Losing a player of Revis' gravitas would hurt any team, but losing that player is more poignant with the Jets because they don't have depth. (Do you really expect Kyle Wilson to make the fans forget Revis?) The Giants absorbed the free agent losses of Mario Manningham and Brandon Jacobs, and then they lost Ahmad Bradshaw and Hakeem Nicks to injury last week. Yet they killed Carolina, on the road, on a short workweek -- because they had depth.

Andre Brown and Ramses Barden stepped in seamlessly. Indeed, the Giants are 7-0 when Nicks sits one out. No doubt that's an anomaly, a statistical hiccup, but it does speak to the Giants' bottomless talent pool filled by Jerry Reese: perhaps the most underrated -- if not the best -- general manager on the planet.

Has a quarterback ever fallen out of favor so quickly?
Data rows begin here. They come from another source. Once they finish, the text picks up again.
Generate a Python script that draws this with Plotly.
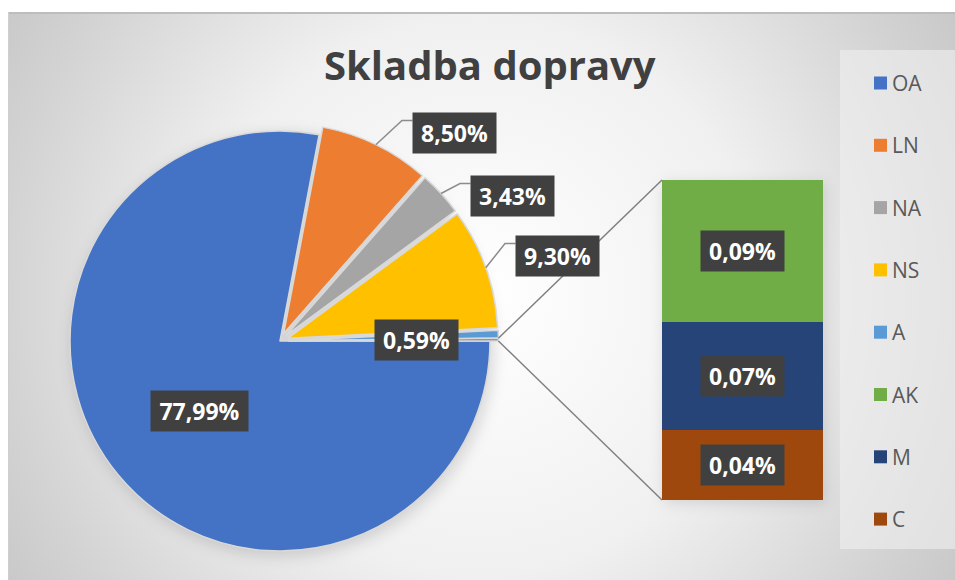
import math
import base64
import plotly.graph_objects as go

W, H = 955, 580

title_text = "Skladba dopravy"
pie_labels = ["OA", "LN", "NA", "NS", "A"]
pie_values = [77.99, 8.50, 3.43, 9.30, 0.59]
pie_colors = ["#4472c4", "#ed7d31", "#a5a5a5", "#ffc000", "#5b9bd5"]
bar_labels = ["AK", "M", "C"]
bar_values = [0.0888, 0.0675, 0.0440]
bar_colors = ["#70ad47", "#264478", "#9e480e"]
other_color = "#7f7f7f"
legend_labels = pie_labels + bar_labels
legend_colors = pie_colors + bar_colors

# label box centres (px) for the pie labels, as placed in the original
pie_label_pos = {"OA": (199, 411), "LN": (454, 133), "NA": (512, 196),
                 "NS": (557, 256), "A": (416, 340)}
leader_for = ["LN", "NA", "NS"]


def fmt(v):
    return f"{v:.2f}".replace(".", ",") + "%"


def X(px):
    return px / W


def Y(py):
    return 1 - py / H


# geometry (pixels)
CX, CY, R = 280, 341, 210
PULL = 0.04
half = R * (1 + PULL)
BAR_L, BAR_R, BAR_T, BAR_B = 662, 823, 180, 500

other_value = sum(bar_values)
all_vals = pie_values + [other_value]
pulls = [0] + [PULL] * (len(all_vals) - 1)
total = sum(all_vals)

# angle bookkeeping (clockwise from 12 o'clock, starting at 3 o'clock)
angles = []
a = 90.0
for v in all_vals:
    span = 360.0 * v / total
    angles.append((a, a + span))
    a += span


def slice_geom(i):
    a0, a1 = angles[i]
    mid = math.radians((a0 + a1) / 2)
    ox = CX + pulls[i] * R * math.sin(mid)
    oy = CY - pulls[i] * R * math.cos(mid)
    return ox, oy, a0, a1, mid


# ---------- background svg ----------
svg = f'''<svg xmlns="http://www.w3.org/2000/svg" width="{W}" height="{H}" viewBox="0 0 {W} {H}">
<defs>
<radialGradient id="g" gradientUnits="userSpaceOnUse" cx="480" cy="296" r="560">
<stop offset="0" stop-color="#ffffff"/>
<stop offset="0.5" stop-color="#f0f0f0"/>
<stop offset="0.85" stop-color="#d3d3d3"/>
<stop offset="1" stop-color="#c8c8c8"/>
</radialGradient>
<filter id="b" x="-30%" y="-30%" width="160%" height="160%"><feGaussianBlur stdDeviation="7"/></filter>
</defs>
<rect x="0" y="0" width="{W}" height="{H}" fill="#ffffff"/>
<rect x="8" y="12" width="{W-8}" height="{H-12}" fill="url(#g)"/>
<line x1="8" y1="13" x2="{W}" y2="13" stroke="#bdbdbd" stroke-width="2"/>
<line x1="8.5" y1="12" x2="8.5" y2="{H}" stroke="#cfcfcf" stroke-width="1"/>
<circle cx="{CX+3}" cy="{CY+4}" r="{R+2}" fill="#000000" fill-opacity="0.13" filter="url(#b)"/>
<rect x="{BAR_L+2}" y="{BAR_T+3}" width="{BAR_R-BAR_L}" height="{BAR_B-BAR_T}" fill="#000000" fill-opacity="0.12" filter="url(#b)"/>
</svg>'''
svg_uri = "data:image/svg+xml;base64," + base64.b64encode(svg.encode()).decode()

fig = go.Figure()

fig.add_trace(go.Pie(
    labels=pie_labels + ["Other"], values=all_vals, sort=False,
    direction="clockwise", rotation=90, pull=pulls,
    marker=dict(colors=pie_colors + [other_color],
                line=dict(color="#d9d9d9", width=1.5)),
    textinfo="none", hoverinfo="label+value", showlegend=False,
    domain=dict(x=[X(CX - half), X(CX + half)], y=[Y(CY + half), Y(CY - half)]),
))

for lab, val, col in reversed(list(zip(bar_labels, bar_values, bar_colors))):
    fig.add_trace(go.Bar(
        x=[0], y=[val], name=lab, width=1,
        marker=dict(color=col, line=dict(width=0)),
        showlegend=False, hoverinfo="name+y",
    ))

shapes = []
annotations = []

LBL_FONT = dict(family="Open Sans", size=23, color="#ffffff")
BOX_BG = "#404040"


def box_w(text):
    return 14 * len(text) + 13


# pie labels
for lab, val in zip(pie_labels, pie_values):
    txt = fmt(val)
    px, py = pie_label_pos[lab]
    annotations.append(dict(
        x=X(px), y=Y(py), xref="paper", yref="paper", text=f"<b>{txt}</b>",
        xanchor="center", yanchor="middle",
        showarrow=False, bgcolor=BOX_BG, borderpad=0, width=box_w(txt), height=40,
        font=LBL_FONT, align="center", valign="middle",
    ))
    if lab in leader_for:
        i = pie_labels.index(lab)
        ox, oy, a0, a1, mid = slice_geom(i)
        x0 = ox + R * math.sin(mid)
        y0 = oy - R * math.cos(mid)
        bl = px - box_w(txt) / 2
        bt = py - 20
        ex, ey = bl - 10.5, bt + 7.5
        path = f"M {X(x0)},{Y(y0)} L {X(ex)},{Y(ey)} L {X(bl)},{Y(ey)}"
        shapes.append(dict(type="path", path=path, xref="paper", yref="paper",
                           line=dict(color="#8c8c8c", width=1.5)))

# bar labels
cum = 0
for lab, val in reversed(list(zip(bar_labels, bar_values))):
    txt = fmt(val)
    annotations.append(dict(
        x=0, y=cum + val / 2, xref="x", yref="y", text=f"<b>{txt}</b>",
        xanchor="center", yanchor="middle",
        showarrow=False, bgcolor=BOX_BG, borderpad=0, width=box_w(txt), height=40,
        font=LBL_FONT, align="center", valign="middle",
    ))
    cum += val

# connector lines from the "other" slice to the bar
oi = len(all_vals) - 1
ox, oy, a0, a1, mid = slice_geom(oi)
c0 = (ox + R * math.sin(math.radians(a0)), oy - R * math.cos(math.radians(a0)))
c1 = (ox + R * math.sin(math.radians(a1)), oy - R * math.cos(math.radians(a1)))
for (sx_, sy_), (tx, ty) in [(c0, (BAR_L, BAR_T)), (c1, (BAR_L, BAR_B))]:
    shapes.append(dict(type="line", xref="paper", yref="paper",
                       x0=X(sx_), y0=Y(sy_), x1=X(tx), y1=Y(ty),
                       line=dict(color="#808080", width=1.5)))

# legend box + items
shapes.append(dict(type="rect", xref="paper", yref="paper", layer="below",
                   x0=X(840), x1=X(W), y0=Y(549), y1=Y(50),
                   fillcolor="rgba(240,240,240,0.6)", line=dict(width=0)))
for k, (lab, col) in enumerate(zip(legend_labels, legend_colors)):
    yc = 83 + k * 62.3
    shapes.append(dict(type="rect", xref="paper", yref="paper",
                       x0=X(874), x1=X(887), y0=Y(yc + 6.5), y1=Y(yc - 6.5),
                       fillcolor=col, line=dict(width=0)))
    annotations.append(dict(x=X(890), y=Y(yc), xref="paper", yref="paper",
                            text=lab, showarrow=False, xanchor="left", yanchor="middle",
                            font=dict(family="Open Sans", size=21, color="#595959")))

# title
annotations.append(dict(x=X(490), y=Y(65), xref="paper", yref="paper",
                        text=f"<b>{title_text}</b>", showarrow=False,
                        xanchor="center", yanchor="middle",
                        font=dict(family="Open Sans", size=40, color="#404040")))

fig.update_layout(
    width=W, height=H, autosize=False,
    margin=dict(l=0, r=0, t=0, b=0),
    paper_bgcolor="#ffffff", plot_bgcolor="rgba(0,0,0,0)",
    barmode="stack", bargap=0,
    xaxis=dict(domain=[X(BAR_L), X(BAR_R)], range=[-0.5, 0.5], visible=False, fixedrange=True),
    yaxis=dict(domain=[Y(BAR_B), Y(BAR_T)], range=[0, other_value], visible=False, fixedrange=True),
    shapes=shapes, annotations=annotations,
    images=[dict(source=svg_uri, xref="paper", yref="paper", x=0, y=1,
                 sizex=1, sizey=1, sizing="stretch", xanchor="left", yanchor="top",
                 layer="below")],
    showlegend=False,
)

fig.write_html("out.html", config={"displayModeBar": False},
               post_script="document.body.style.margin='0';document.body.style.overflow='hidden';")
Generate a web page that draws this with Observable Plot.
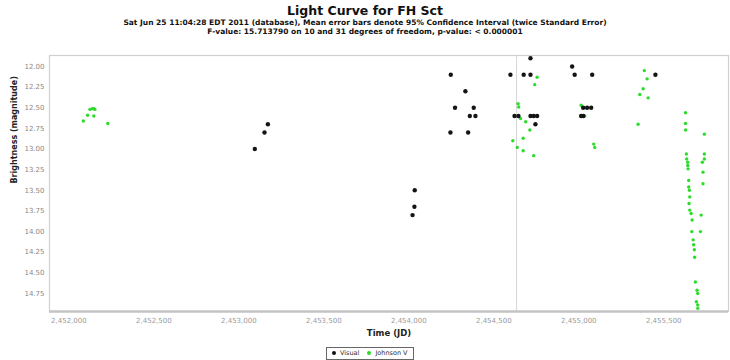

Indeed, Sanchez has gone from savior to stiff in a year. No doubt he's earned some scorn, but you can't go from four road playoff wins to draft day bust without a little help from his friends in the front office and the coaching staff.

Sanchez is what he is -- a good quarterback who can be stellar one Sunday and an eyesore the next. And considering the rules, which are relaxed and far more favorable to the passing game, the Jets will be forced to ride the wings of a talented and now tormented quarterback, who now has a fraction of the traction he had while making a name for himself as a playoff road warrior. Don't those two AFC Championship games feel like decades ago?

This season is lost, even if the record doesn't say so today. It will say so tomorrow. Ryan, Mike Tannenbaum and Sanchez, three men inexorably tethered to each other, are lugging a team and a town toward a mirage, a Super Bowl that seemed so close just two years ago.

Since then, they have regressed, while their Big Blue roommates have progressed. There are four Lombardi Trophies in MetLife Stadium. Wait, there are five, but when the Jets won the title it wasn't even named after the iconic coach.

It was just so long ago, it's easy to forget -- just like the Jets.